■ AIM OF THE TASK ■
Each line containing the word "this" should be found and copied.

******

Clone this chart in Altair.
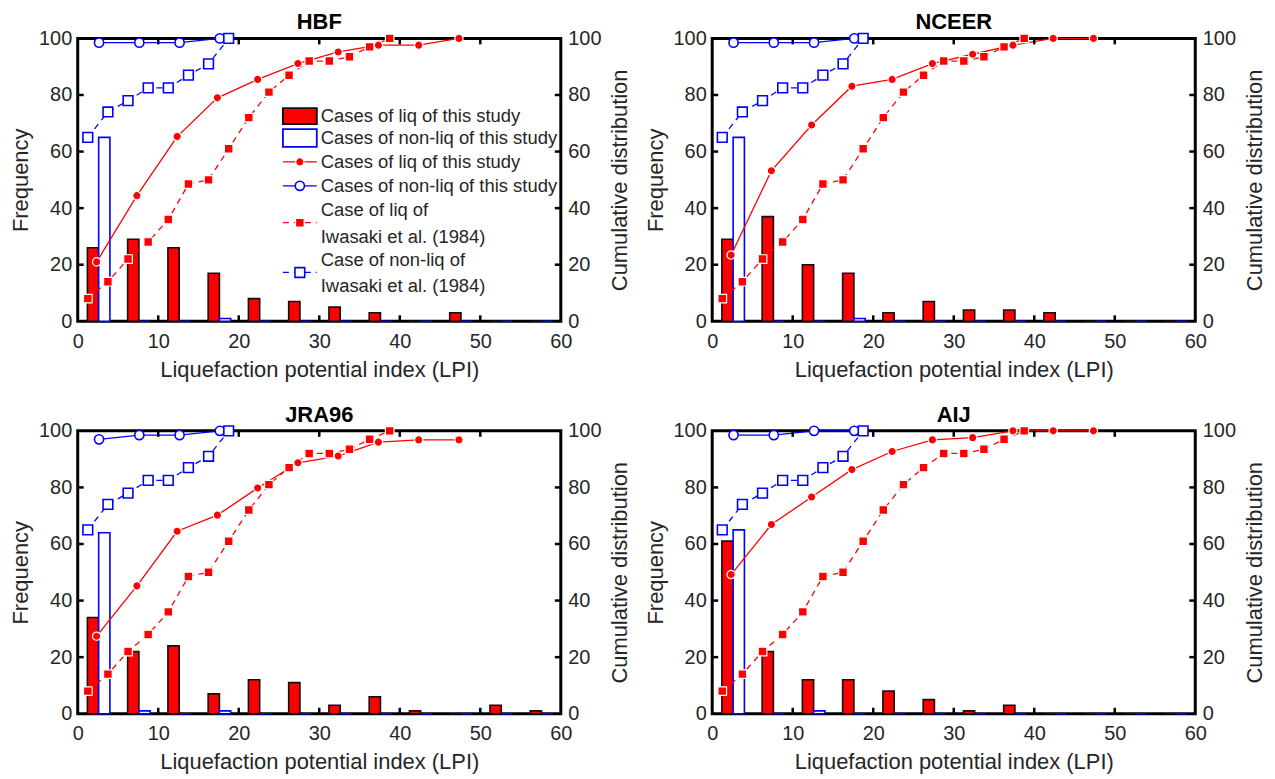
import altair as alt
import pandas as pd

# ---------------- data ----------------
bin_left = [0, 5, 10, 15, 20, 25, 30, 35, 40, 45, 50, 55]

# frequency of cases per LPI bin (this study)
hbf_liq = [26, 29, 26, 17, 8, 7, 5, 3, 0, 3, 0, 0]
hbf_non = [65, 0, 0, 1, 0, 0, 0, 0, 0, 0, 0, 0]
nceer_liq = [29, 37, 20, 17, 3, 7, 4, 4, 3, 0, 0, 0]
nceer_non = [65, 0, 0, 1, 0, 0, 0, 0, 0, 0, 0, 0]
jra_liq = [34, 22, 24, 7, 12, 11, 3, 6, 1, 0, 3, 1]
jra_non = [64, 1, 0, 1, 0, 0, 0, 0, 0, 0, 0, 0]
aij_liq = [61, 22, 12, 12, 8, 5, 1, 3, 0, 0, 0, 0]
aij_non = [65, 0, 1, 0, 0, 0, 0, 0, 0, 0, 0, 0]

# cumulative distribution (%) of this study
cum_x_liq = [2.35, 7.35, 12.35, 17.35, 22.35, 27.35, 32.35, 37.35, 42.35, 47.35]
cum_x_non = [2.65, 7.65, 12.65, 17.65]
hbf_cum_liq = [21.0, 44.4, 65.3, 79.0, 85.5, 91.1, 95.2, 97.6, 97.6, 100.0]
hbf_cum_non = [98.5, 98.5, 98.5, 100.0]
nceer_cum_liq = [23.4, 53.2, 69.4, 83.1, 85.5, 91.1, 94.4, 97.6, 100.0, 100.0]
nceer_cum_non = [98.5, 98.5, 98.5, 100.0]
jra_cum_liq = [27.4, 45.2, 64.5, 70.2, 79.8, 88.7, 91.1, 96.0, 96.8, 96.8]
jra_cum_non = [97.0, 98.5, 98.5, 100.0]
aij_cum_liq = [49.2, 66.9, 76.6, 86.3, 92.7, 96.8, 97.6, 100.0, 100.0, 100.0]
aij_cum_non = [98.5, 98.5, 100.0, 100.0]

# Iwasaki et al. (1984) cumulative distribution (%)
iw_x_liq = [1.25, 3.75, 6.25, 8.75, 11.25, 13.75, 16.25, 18.75, 21.25, 23.75,
            26.25, 28.75, 31.25, 33.75, 36.25, 38.75]
iw_liq = [8, 14, 22, 28, 36, 48.5, 50, 61, 72, 81, 87, 92, 92, 93.5, 97, 100]
iw_x_non = [1.25, 3.75, 6.25, 8.75, 11.25, 13.75, 16.25, 18.75]
iw_non = [65, 74, 78, 82.5, 82.5, 87, 91, 100]

x_ticks = [10, 20, 30, 40, 50]
y_ticks = [20, 40, 60, 80]

panel_titles = ["HBF", "NCEER", "JRA96", "AIJ"]
legend_labels = [
    ["Cases of liq of this study"],
    ["Cases of non-liq of this study"],
    ["Cases of liq of this study"],
    ["Cases of non-liq of this study"],
    ["Case of liq of", "Iwasaki et al. (1984)"],
    ["Case of non-liq of", "Iwasaki et al. (1984)"],
]

# ---------------- style ----------------
W, H = 485, 284
RED, BLUE = "#FF0000", "#0000FF"
FONT = "Liberation Sans"
TXT = "#262626"

XS = alt.Scale(domain=[0, 60], nice=False, zero=False)
YS = alt.Scale(domain=[0, 100], nice=False)


def yfield(name, axis=None):
    if axis is None:
        return alt.Y(f"{name}:Q", scale=YS, axis=None)
    return alt.Y(f"{name}:Q", scale=YS, axis=axis)


def panel(title, liq, non, cum_liq, cum_non, legend=False):
    bars_liq = pd.DataFrame({"a": [b + 1.2 for b in bin_left],
                             "b": [b + 2.6 for b in bin_left], "n": liq})
    bars_non = pd.DataFrame({"a": [b + 2.6 for b in bin_left],
                             "b": [b + 4.0 for b in bin_left], "n": non})
    cl = pd.DataFrame({"x": cum_x_liq, "v": cum_liq})
    cn = pd.DataFrame({"x": cum_x_non, "v": cum_non})
    il = pd.DataFrame({"x": iw_x_liq, "v": iw_liq})
    inn = pd.DataFrame({"x": iw_x_non, "v": iw_non})
    xt = pd.DataFrame({"t": x_ticks})
    yt = pd.DataFrame({"t": y_ticks})

    xaxis = alt.Axis(title="Liquefaction potential index (LPI)",
                     values=[0, 10, 20, 30, 40, 50, 60], labelPadding=10,
                     titlePadding=8, labelFlush=False, labelOverlap=False)
    left_axis = alt.Axis(title="Frequency", orient="left",
                         values=[0, 20, 40, 60, 80, 100],
                         labelPadding=6, titlePadding=6)
    right_axis = alt.Axis(title="Cumulative distribution", orient="right",
                          values=[0, 20, 40, 60, 80, 100],
                          labelPadding=7, titlePadding=9,
                          titleAngle=270, titleBaseline="top")

    b1 = alt.Chart(bars_liq).mark_rect(fill=RED, stroke="#111111", strokeWidth=1.6).encode(
        x=alt.X("a:Q", scale=XS, axis=xaxis), x2="b:Q",
        y=yfield("n", left_axis), y2=alt.datum(0))
    b2 = alt.Chart(bars_non).mark_rect(fill="white", stroke=BLUE, strokeWidth=1.6).encode(
        x=alt.X("a:Q", scale=XS), x2="b:Q",
        y=yfield("n"), y2=alt.datum(0))

    l1 = alt.Chart(cl).mark_line(color=RED, strokeWidth=1.3).encode(
        x=alt.X("x:Q", scale=XS), y=yfield("v", right_axis))
    p1 = alt.Chart(cl).mark_point(shape="circle", filled=True, fill=RED, stroke="white",
                                  strokeWidth=1.2, size=70, opacity=1).encode(
        x=alt.X("x:Q", scale=XS), y=yfield("v"))
    l2 = alt.Chart(cn).mark_line(color=BLUE, strokeWidth=1.3).encode(
        x=alt.X("x:Q", scale=XS), y=yfield("v"))
    p2 = alt.Chart(cn).mark_point(shape="circle", filled=True, fill="white", stroke=BLUE,
                                  strokeWidth=1.6, size=85, opacity=1).encode(
        x=alt.X("x:Q", scale=XS), y=yfield("v"))
    l3 = alt.Chart(il).mark_line(color=RED, strokeWidth=1.3, strokeDash=[6, 5]).encode(
        x=alt.X("x:Q", scale=XS), y=yfield("v"))
    p3 = alt.Chart(il).mark_point(shape="square", filled=True, fill=RED, stroke="white",
                                  strokeWidth=1.2, size=75, opacity=1).encode(
        x=alt.X("x:Q", scale=XS), y=yfield("v"))
    l4 = alt.Chart(inn).mark_line(color=BLUE, strokeWidth=1.3, strokeDash=[6, 5]).encode(
        x=alt.X("x:Q", scale=XS), y=yfield("v"))
    p4 = alt.Chart(inn).mark_point(shape="square", filled=True, fill="white", stroke=BLUE,
                                   strokeWidth=1.6, size=95, opacity=1).encode(
        x=alt.X("x:Q", scale=XS), y=yfield("v"))

    tk = dict(color="black", strokeWidth=2.5)
    t_bot = alt.Chart(xt).mark_rule(**tk).encode(
        x=alt.X("t:Q", scale=XS), y=alt.value(H), y2=alt.value(H - 6))
    t_top = alt.Chart(xt).mark_rule(**tk).encode(
        x=alt.X("t:Q", scale=XS), y=alt.value(0), y2=alt.value(6))
    t_left = alt.Chart(yt).mark_rule(**tk).encode(
        y=yfield("t"), x=alt.value(0), x2=alt.value(6))
    t_right = alt.Chart(yt).mark_rule(**tk).encode(
        y=yfield("t"), x=alt.value(W - 6), x2=alt.value(W))

    layers = [b1, b2, l1, l2, l3, l4, p1, p2, p3, p4, t_bot, t_top, t_left, t_right]

    if legend:
        one = pd.DataFrame({"k": [0]})
        gx0, gx1, gxc, tx = 206, 240, 223, 244
        rows = [78, 100, 124, 148, 185, 235]
        text_rows = [[78], [100], [124], [148], [172, 199], [223, 249]]
        # swatches
        layers.append(alt.Chart(one).mark_rect(fill=RED, stroke="#111111", strokeWidth=2).encode(
            x=alt.value(gx0), x2=alt.value(gx1), y=alt.value(rows[0] - 8), y2=alt.value(rows[0] + 8)))
        layers.append(alt.Chart(one).mark_rect(fill="white", stroke=BLUE, strokeWidth=1.8).encode(
            x=alt.value(gx0), x2=alt.value(gx1), y=alt.value(rows[1] - 9), y2=alt.value(rows[1] + 9)))
        # line glyphs
        for i, (col, dash) in enumerate([(RED, None), (BLUE, None), (RED, [6, 5]), (BLUE, [6, 5])]):
            yy = rows[2 + i]
            kw = dict(color=col, strokeWidth=1.3)
            if dash:
                kw["strokeDash"] = dash
            layers.append(alt.Chart(one).mark_rule(**kw).encode(
                x=alt.value(gx0), x2=alt.value(gx1), y=alt.value(yy)))
        layers.append(alt.Chart(one).mark_point(shape="circle", filled=True, fill=RED, stroke="white",
                                                strokeWidth=1.2, size=70, opacity=1).encode(
            x=alt.value(gxc), y=alt.value(rows[2])))
        layers.append(alt.Chart(one).mark_point(shape="circle", filled=True, fill="white", stroke=BLUE,
                                                strokeWidth=1.6, size=85, opacity=1).encode(
            x=alt.value(gxc), y=alt.value(rows[3])))
        layers.append(alt.Chart(one).mark_point(shape="square", filled=True, fill=RED, stroke="white",
                                                strokeWidth=1.2, size=75, opacity=1).encode(
            x=alt.value(gxc), y=alt.value(rows[4])))
        layers.append(alt.Chart(one).mark_point(shape="square", filled=True, fill="white", stroke=BLUE,
                                                strokeWidth=1.6, size=95, opacity=1).encode(
            x=alt.value(gxc), y=alt.value(rows[5])))
        for lab, ys in zip(legend_labels, text_rows):
            for line, yy in zip(lab, ys):
                layers.append(alt.Chart(one).mark_text(
                    text=line, align="left", baseline="middle", font=FONT,
                    fontSize=18.5, color=TXT).encode(x=alt.value(tx), y=alt.value(yy)))

    return alt.layer(*layers).resolve_scale(y="independent").properties(
        width=W, height=H,
        title=alt.TitleParams(title, fontSize=22, fontWeight="bold", font=FONT,
                              color="black", offset=-6))


p_hbf = panel(panel_titles[0], hbf_liq, hbf_non, hbf_cum_liq, hbf_cum_non, legend=True)
p_nceer = panel(panel_titles[1], nceer_liq, nceer_non, nceer_cum_liq, nceer_cum_non)
p_jra = panel(panel_titles[2], jra_liq, jra_non, jra_cum_liq, jra_cum_non)
p_aij = panel(panel_titles[3], aij_liq, aij_non, aij_cum_liq, aij_cum_non)

chart = alt.vconcat(
    alt.hconcat(p_hbf, p_nceer, spacing=10),
    alt.hconcat(p_jra, p_aij, spacing=10),
    spacing=20,
).properties(
    padding={"left": 0, "top": 0, "right": 0, "bottom": 0}, background="white"
).configure_view(
    stroke="black", strokeWidth=3
).configure_axis(
    labelFont=FONT, labelFontSize=20, labelColor=TXT,
    titleFont=FONT, titleFontSize=22, titleFontWeight="normal", titleColor=TXT,
    grid=False, ticks=False, domain=False
)

chart.save("out.html", embed_options={"renderer": "svg", "actions": False})
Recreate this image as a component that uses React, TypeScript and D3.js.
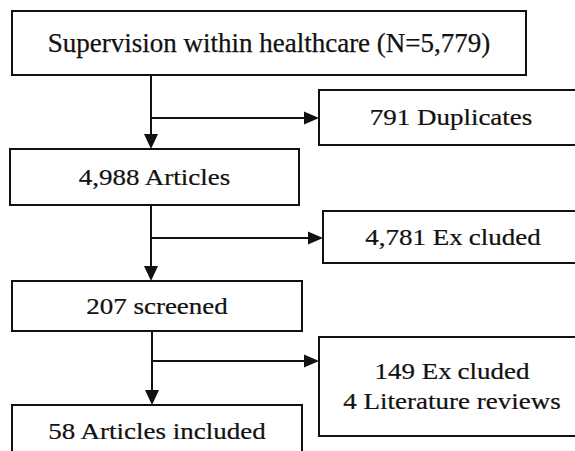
import { useEffect, useRef } from 'react';
import * as d3 from 'd3';

// flow steps, top to bottom
const mainSteps = [
  'Supervision within healthcare (N=5,779)',
  '4,988 Articles',
  '207 screened',
  '58 Articles included',
];

// what drops out after each step
const exclusions = [
  ['791 Duplicates'],
  ['4,781 Excluded'],
  ['149 Excluded', '4 Literature reviews'],
];

const W = 575;
const H = 451;

// box geometry (layout only)
const mainBoxes = [
  { x0: 12, x1: 526, y0: 11, y1: 75 },
  { x0: 10, x1: 299, y0: 149, y1: 205 },
  { x0: 12, x1: 302, y0: 281, y1: 331 },
  { x0: 12, x1: 302, y0: 405, y1: 475 },
];
const sideBoxes = [
  { x0: 319, x1: 583, y0: 90, y1: 145 },
  { x0: 323, x1: 583, y0: 211, y1: 263 },
  { x0: 319, x1: 585, y0: 337, y1: 436 },
];
const trunkX = [151, 151, 152];
const branchY = [118, 238, 361];

export default function App() {
  const svgRef = useRef<SVGSVGElement>(null);

  useEffect(() => {
    if (!svgRef.current) return;
    const svg = d3.select(svgRef.current);
    svg.selectAll('*').remove();

    svg.append('rect').attr('width', W).attr('height', H).attr('fill', '#fff');

    const ink = '#111';
    const font = "'Liberation Serif', 'Times New Roman', serif";
    const line = d3.line<[number, number]>();

    // text in the source is a bit squat: wide like 27px Times, short like 23px
    const label = (x: number, y: number, text: string, squash: number) => {
      const t = svg.append('text')
        .attr('transform', `translate(${x},${y}) scale(1,${squash})`)
        .attr('text-anchor', 'middle')
        .attr('font-family', font)
        .attr('font-size', 27)
        .attr('fill', ink)
        .attr('stroke', ink)
        .attr('stroke-width', 0.25);
      // "Excluded" is drawn with a visible gap after "Ex"
      const m = text.match(/^(.*Ex)(cluded.*)$/);
      if (m) {
        t.append('tspan').text(m[1]);
        t.append('tspan').attr('dx', 6).text(m[2]);
      } else {
        t.text(text);
      }
    };

    const box = (b: { x0: number; x1: number; y0: number; y1: number }) =>
      svg.append('rect')
        .attr('x', b.x0).attr('y', b.y0)
        .attr('width', b.x1 - b.x0).attr('height', b.y1 - b.y0)
        .attr('fill', '#fff').attr('stroke', ink).attr('stroke-width', 2);

    // main boxes
    mainSteps.forEach((text, i) => {
      const b = mainBoxes[i];
      box(b);
      const cy = i === mainSteps.length - 1 ? b.y0 + 26 : (b.y0 + b.y1) / 2;
      label((b.x0 + b.x1) / 2, cy + (i === 0 ? 9 : 7.5), text, i === 0 ? 1 : 0.85);
    });

    // side boxes
    exclusions.forEach((lines, i) => {
      const b = sideBoxes[i];
      box(b);
      const cy = (b.y0 + b.y1) / 2;
      lines.forEach((text, j) => {
        label((b.x0 + b.x1) / 2, cy + 7.5 + (j - (lines.length - 1) / 2) * 30, text, 0.85);
      });
    });

    // connectors
    exclusions.forEach((_, i) => {
      const x = trunkX[i];
      const from = mainBoxes[i].y1;
      const to = mainBoxes[i + 1].y0;
      const y = branchY[i];
      const side = sideBoxes[i].x0;

      svg.append('path')
        .attr('d', line([[x, from], [x, to - 14]]))
        .attr('stroke', ink).attr('stroke-width', 2).attr('fill', 'none');
      svg.append('path')
        .attr('d', line([[x - 7, to - 15], [x + 7, to - 15], [x, to]]) + 'Z')
        .attr('fill', ink);

      svg.append('path')
        .attr('d', line([[x, y], [side - 14, y]]))
        .attr('stroke', ink).attr('stroke-width', 2).attr('fill', 'none');
      svg.append('path')
        .attr('d', line([[side - 15, y - 6.5], [side - 15, y + 6.5], [side, y]]) + 'Z')
        .attr('fill', ink);
    });
  }, []);

  return (
    <svg
      ref={svgRef}
      width={W}
      height={H}
      style={{ position: 'absolute', left: 0, top: 0, display: 'block' }}
    />
  );
}
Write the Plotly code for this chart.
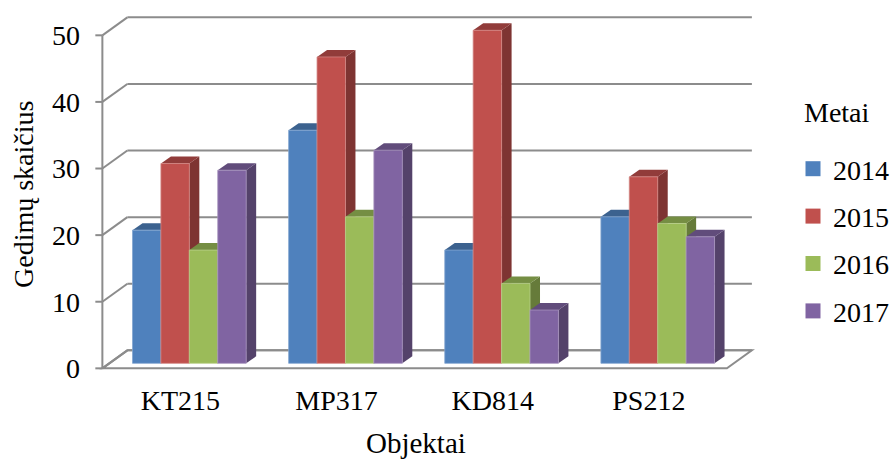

******

■ FINAL RESULT ■
Clone this chart in Altair.
# frequency of cases per LPI bin (this study)
# cumulative distribution (%) of this study
    ["Cases of liq of this study"],
    ["Cases of non-liq of this study"],
    ["Cases of liq of this study"],
    ["Cases of non-liq of this study"],
Recreate this image as a component that uses React, TypeScript and D3.js.
Write the Plotly code for this chart.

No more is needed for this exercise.